Adding Humor to Your Writing

1. Humor brightens the written word. That's no surprise. The good news is that the ability to create humor is a learned skill. There are ways of thinking and there are certain writing structures that make the funny lines resonate with your readers.

2. A great place to start is by focusing your humor radar and learning to think funny. Expose yourself to humor books, tapes, movies. Visit toy stores. Hang around funny friends.

3. Keep a journal of funny things that happen to you. Your best source of humor is your personal stories. Stories are the best way to touch your readers and the easiest way to create humor.

4. When creating humor for a written piece, keep in mind that coming up with a funny line is a numbers game. If you want two funny lines for a piece, write 20 lines. Or maybe 40. Just when you think you've burned out on funny ideas, you'll write your best line.

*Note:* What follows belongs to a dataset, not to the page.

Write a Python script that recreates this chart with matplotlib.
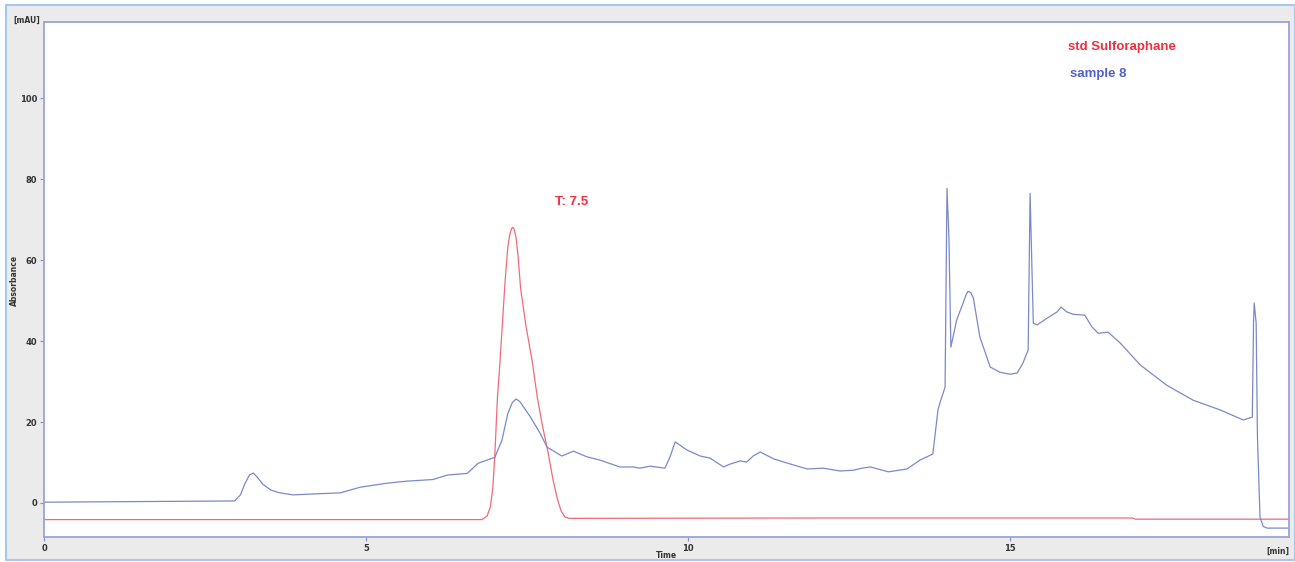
import matplotlib.pyplot as plt
from matplotlib.patches import Rectangle

# retention time [min] / absorbance [mAU]
std_t = [0.0, 6.80, 6.88, 6.93, 6.97, 7.00, 7.04, 7.08, 7.16, 7.20, 7.23, 7.26, 7.28,
         7.30, 7.33, 7.36, 7.40, 7.48, 7.58, 7.66, 7.74, 7.82, 7.90, 7.97, 8.03,
         8.09, 8.16, 12.0, 16.90, 16.95, 19.33]
std_v = [-4.1, -4.1, -3.2, -1.0, 4.0, 12.0, 26.0, 35.0, 55.0, 63.0, 66.2, 67.8, 68.1,
         67.6, 65.5, 61.0, 53.0, 44.0, 35.0, 26.0, 19.0, 13.0, 6.0, 1.0, -2.0,
         -3.5, -3.8, -3.7, -3.7, -4.0, -4.0]

smp_t = [0.0, 2.96, 3.05, 3.12, 3.19, 3.25, 3.31, 3.40, 3.52, 3.66, 3.87, 4.13, 4.60,
         4.91, 5.33, 5.64, 6.04, 6.26, 6.57, 6.74, 7.00, 7.11, 7.20, 7.27, 7.33, 7.39,
         7.55, 7.70, 7.81, 8.04, 8.22, 8.43, 8.63, 8.94, 9.15, 9.25, 9.41, 9.64, 9.72,
         9.80, 9.98, 10.19, 10.34, 10.55, 10.65, 10.81, 10.91, 11.01, 11.12, 11.33,
         11.53, 11.85, 12.10, 12.36, 12.57, 12.70, 12.83, 13.11, 13.40, 13.60, 13.80,
         13.88, 13.91, 13.99, 14.02, 14.05, 14.08, 14.17, 14.27, 14.32, 14.35, 14.39,
         14.43, 14.53, 14.69, 14.84, 15.00, 15.11, 15.20, 15.28, 15.31, 15.36, 15.42,
         15.57, 15.73, 15.79, 15.88, 15.98, 16.16, 16.27, 16.37, 16.52, 16.71, 17.02,
         17.43, 17.84, 18.26, 18.62, 18.76, 18.78, 18.79, 18.82, 18.84, 18.88, 18.93,
         18.99, 19.33]
smp_v = [0.2, 0.5, 2.0, 4.8, 6.9, 7.4, 6.4, 4.6, 3.2, 2.5, 2.0, 2.2, 2.5,
         3.9, 4.9, 5.4, 5.8, 6.9, 7.3, 9.8, 11.3, 15.5, 22.0, 24.8, 25.7, 25.0,
         21.3, 17.3, 13.8, 11.6, 12.8, 11.4, 10.6, 8.9, 8.9, 8.6, 9.1, 8.6, 11.4,
         15.1, 13.1, 11.6, 11.1, 8.9, 9.6, 10.4, 10.1, 11.6, 12.6, 10.9,
         9.9, 8.4, 8.6, 7.9, 8.1, 8.6, 8.9, 7.7, 8.4, 10.6, 12.1,
         23.0, 24.7, 28.6, 77.7, 65.7, 38.5, 45.2, 49.4, 51.6, 52.3, 51.9,
         50.6, 41.0, 33.6, 32.3, 31.8, 32.1, 34.6, 37.8, 76.5, 44.4, 44.0,
         45.6, 47.2, 48.4, 47.2, 46.6, 46.4, 43.5, 41.9, 42.2, 39.5, 34.1,
         29.1, 25.4, 23.0, 20.5, 21.2, 45.0, 49.4, 44.4, 16.3, -3.5, -5.8,
         -6.2, -6.2]

fig = plt.figure(figsize=(12.95, 5.62), dpi=100)
fig.patch.set_facecolor('white')
fig.add_artist(Rectangle((6 / 1295, 2 / 562), 1 - 6 / 1295, 1 - 7 / 562,
                         transform=fig.transFigure, facecolor='#ebebeb',
                         edgecolor='#a9c6ee', linewidth=1.5, zorder=0))

ax = fig.add_axes([44 / 1295, 25 / 562, 1245 / 1295, 515 / 562])
ax.set_facecolor('white')
ax.plot(std_t, std_v, color='#f26a78', lw=0.9)
ax.plot(smp_t, smp_v, color='#7a89cd', lw=0.9)

ax.set_xlim(0, 19.33)
ax.set_ylim(-8.4, 118.8)
ax.set_xticks([0, 5, 10, 15])
ax.set_yticks([0, 20, 40, 60, 80, 100])
for s in ax.spines.values():
    s.set_color('#9aa3d9')
    s.set_linewidth(1.3)
ax.tick_params(length=3, width=0.8, color='#7f8bcc', pad=2,
               labelsize=6, labelcolor='#333333')
for lab in ax.get_xticklabels() + ax.get_yticklabels():
    lab.set_fontweight('bold')

ax.text(15.9, 112.6, 'std Sulforaphane', color='#f0303e', fontsize=9.5,
        fontweight='bold', family='Liberation Sans', va='center')
ax.text(15.93, 106.0, 'sample 8', color='#5060cc', fontsize=9.5,
        fontweight='bold', family='Liberation Sans', va='center')
ax.text(7.93, 74.3, 'T: 7.5', color='#f0303e', fontsize=9.5,
        fontweight='bold', family='Liberation Sans', va='center')

fig.text(40 / 1295, 1 - 20 / 562, '[mAU]', ha='right', va='center',
         fontsize=5.5, fontweight='bold', color='#333333')
fig.text(1289 / 1295, 1 - 551 / 562, '[min]', ha='right', va='center',
         fontsize=5.5, fontweight='bold', color='#333333')
fig.text(666 / 1295, 1 - 555 / 562, 'Time', ha='center', va='center',
         fontsize=5.5, fontweight='bold', color='#333333')
fig.text(14 / 1295, 1 - 280 / 562, 'Absorbance', ha='center', va='center',
         rotation=90, fontsize=5.5, fontweight='bold', color='#333333')

fig.savefig('out.png', dpi=100)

5. At the core of nearly every joke (especially true for written jokes which do not have the physical delivery factor that enhances spoken humor) is a relationship between two things or ideas. The relationship usually connects two previously unrelated items. For example, Gary Larson cartoons often relate animals with human characteristics. In one cartoon, all the patrons in a restaurant are snakes. One of the snakes at the table in the background is twisted and in an unusual position. Two snakes at a table in the foreground and talking about the unusual body language of the snake at the other table.